Google will be using solar energy from 500 HDB flats in Singapore to help power its operations in the country, as part of the company’s global efforts to make its data centres run entirely on carbon-free electricity by 2030.
The Internet giant announced a multi-year deal with Sembcorp today to make use of the renewable energy collected at the HDB flats’ rooftop solar installations.
The power generated goes directly into the electricity supply of Google Singapore’s operations, thanks to a three-party collaboration with both the power retailer Sembcorp Power and the solar developer Sembcorp Solar, according to Google.
Unfortunately, details are scant on the agreement, the first such renewable energy deal for Google in Southeast Asia.
Asked by Techgoondu about the amount of power generated and what portion of its operations will be powered by renewable energy, a Google media representative said it was unable to share details, citing the agreement’s confidentiality.
The company did say that the deal with Sembcorp was the first step among others it would take in the Asia-Pacific region to use locally-sourced renewable energy.
This will be particularly interesting to watch in the fast-growing region, where the digital economy is expected to grow at a rapid pace with more Internet users coming onboard.
In Southeast Asia alone, the Internet economy will expand from US$100 billion in 2019 to US$300 billion in 2025, according to a study put out last year by Bain & Company, Google and Temasek.
This means more energy-hungry data centres to feed and process data that is used in transactions from ride hailing to e-commerce, which necessitates the search for more sustainable energy sources.
A major physical oil trading hub, Singapore has been relatively slow to adapt renewable energy.
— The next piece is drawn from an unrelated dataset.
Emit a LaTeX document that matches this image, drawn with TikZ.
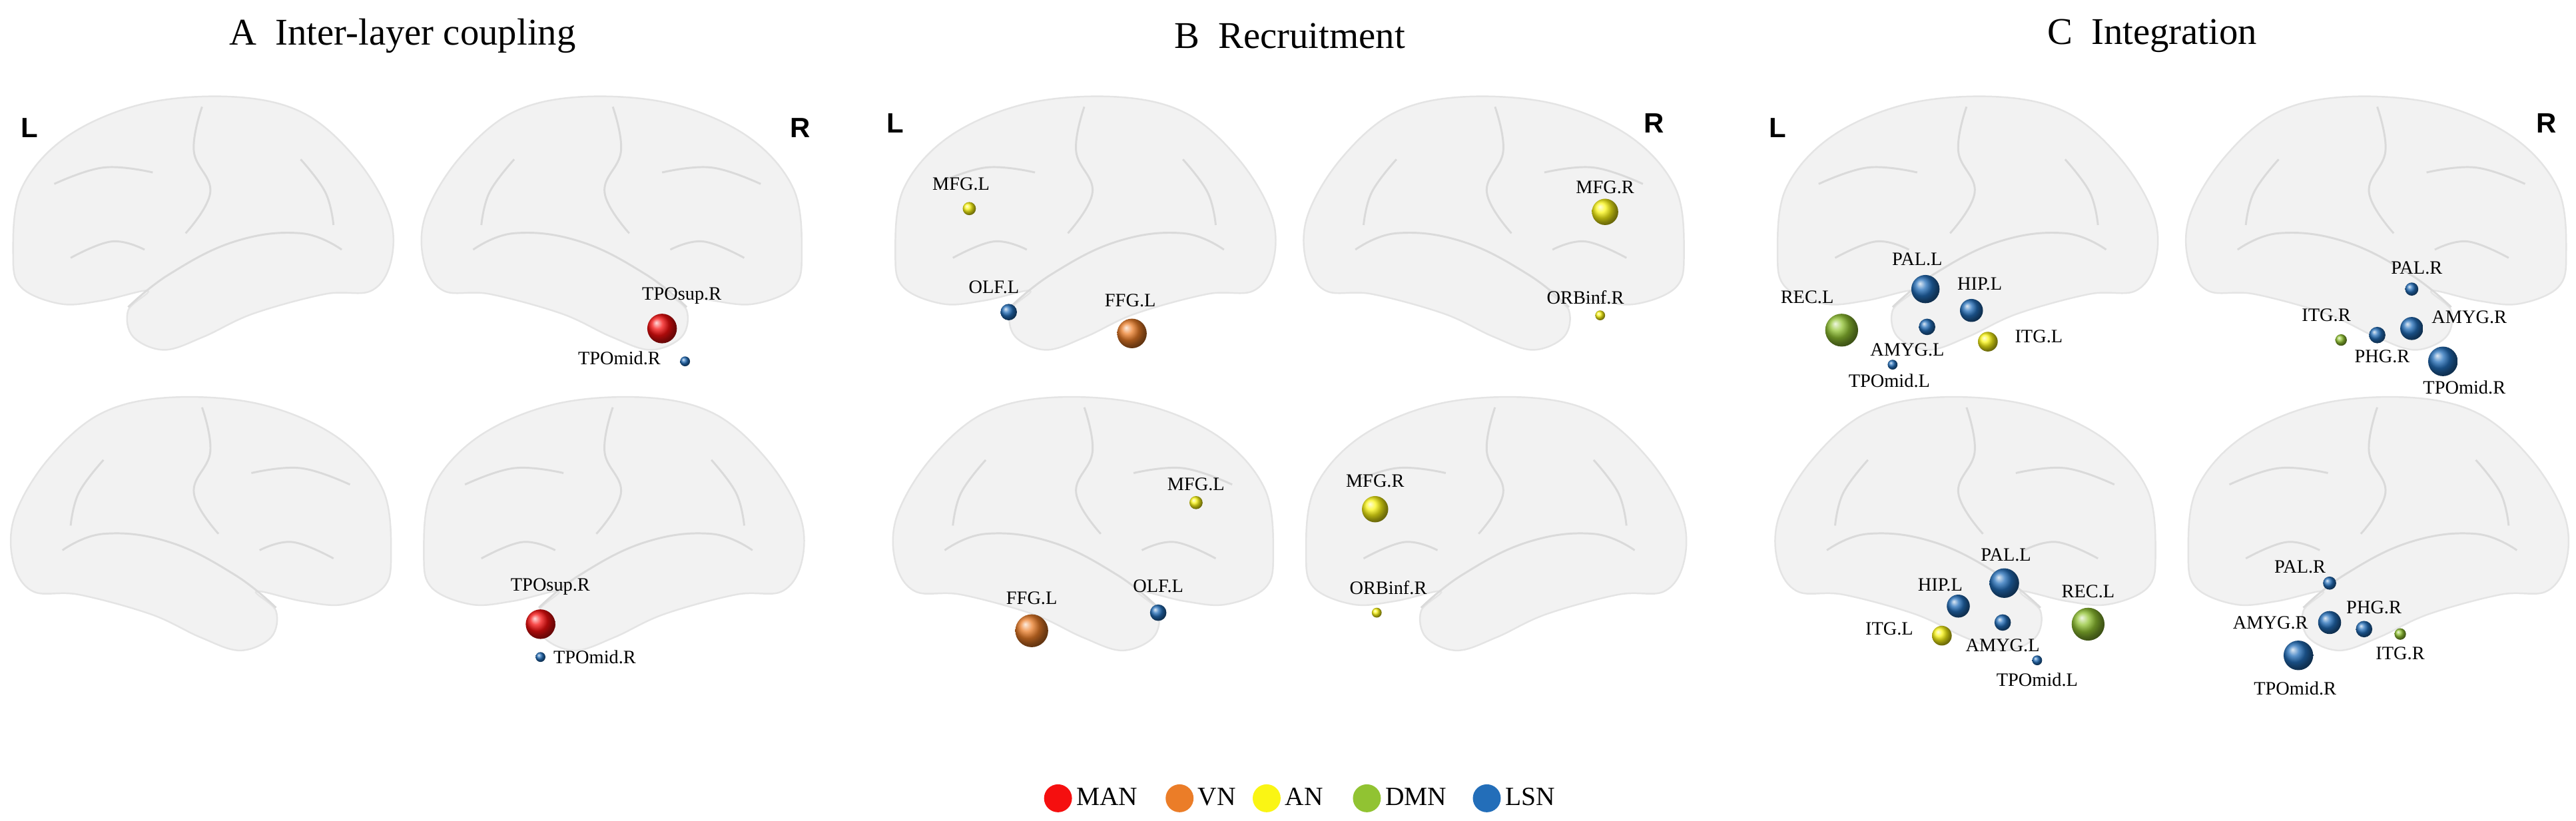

However, the pace has quickened in recent years with advances in technology, which help overcome oft-cited limitations in solar power in the past, such as cloud cover causing irregular supply.
In Singapore, Google isn’t the first to use solar energy to power its operations. In April, Singtel said that solar panels the size of two football fields are used to generate 10 per cent of the energy needed at a data centre in Singapore.
Earlier in 2018, Microsoft inked a deal with Singapore energy provider, Sunseap Group, to purchase renewable energy to power its Singapore data centre, which delivers cloud services such as Microsoft Azure and Office 365.
CORRECTIONS at September 16, 2020, 11:27am: The names of Sembcorp and Sunseap Group were spelt incorrectly in an earlier version of the story. These have been corrected. We are sorry for the errors.